For a generation, conventional thinkers on both sides of the aisle have seen the ignorance of our own people as collateral damage. If people in Alabama want to remain stupid, we’ll get smart people over from India. If the schools in Indiana suck, we’ll bring in graduates from Chinese schools. If West Virginians become drug addicts, we’ll bring in workers from Mexico, hungry for crumbs from our table, to feed us.
What we did, in my time, was to fight our Darkness by importing people who could see the light. That contradiction exploded in our faces in 2016 and is forcing us to confront the Darkness within our own souls anew.
To win we must first acknowledge the Darkness. We can’t pretend that Trump and his supporters are some “other.” They are us. We are them, because we have all benefited from the Darkness, the “sacrifices” in wars of conquest. We allowed this poison to fester in our national soul, because it was easier to turn away.
Racism, sexism, Know Nothingism, religious bigotry, willful ignorance, about science, economics, history and the value of knowledge itself. They have all united under Trump. They love him because he pisses “liberals” off. They are in love with stupidity. They don’t see the damage he’s doing to their own lives, or the damage to come when they can’t get health insurance, or they lose their jobs because there’s no one to trade with. When that damage comes, it’s assumed, they will blame Democrats. Which means we are looking down the barrel of America’s destruction.

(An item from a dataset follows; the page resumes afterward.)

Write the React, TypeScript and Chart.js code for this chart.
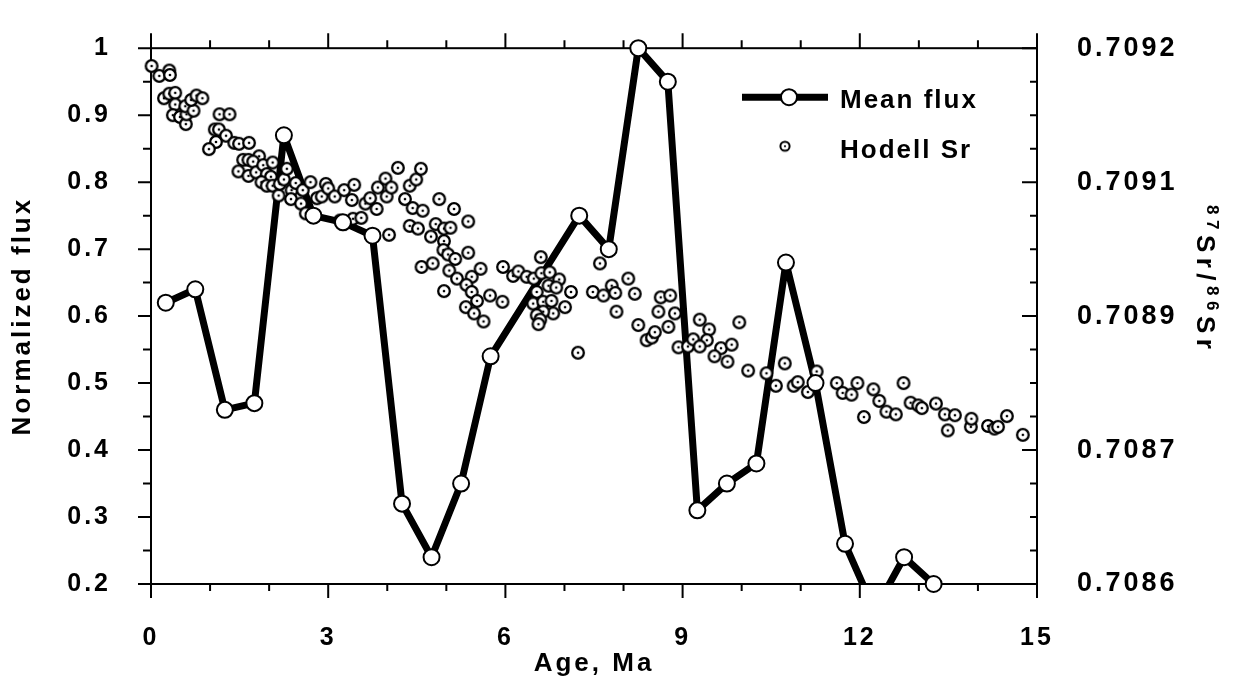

Inside the light, there is also Darkness. Guilt is part of the darkness that hides within the light. Smugness is, too. We assume the triumph of the light, but death doesn’t discriminate between the sinners and the saints. It takes, and it takes, and it takes, and it takes.
The only way I know to fight the Darkness is to tell the story, but I know this is insufficient. The only way to keep the Darkness away from me is to assume the better angels of our nature will triumph, but I know that’s not guaranteed.
The heroes of our time will be those among us who didn’t give up, who continue fighting the Darkness in ways great and small. We will all be judged by how we reacted to these times, as was true through such trials as McCarthyism and the Civil Rights movement. Republicans ignored Joe McCarthy until Richard Nixon was Vice President. White southerners ignored the Civil Rights Movement. Many continue to do so. You expect better from them with Trump?
What about you? Will you stand and defy the Darkness? Will you shy away from it? Do you passively go along? Do you actively participate?
We will all be judged by history on how we react to this time, to the Darkness taking over.
Fighting the Darkness, in our country and in our souls, is what this era is all about.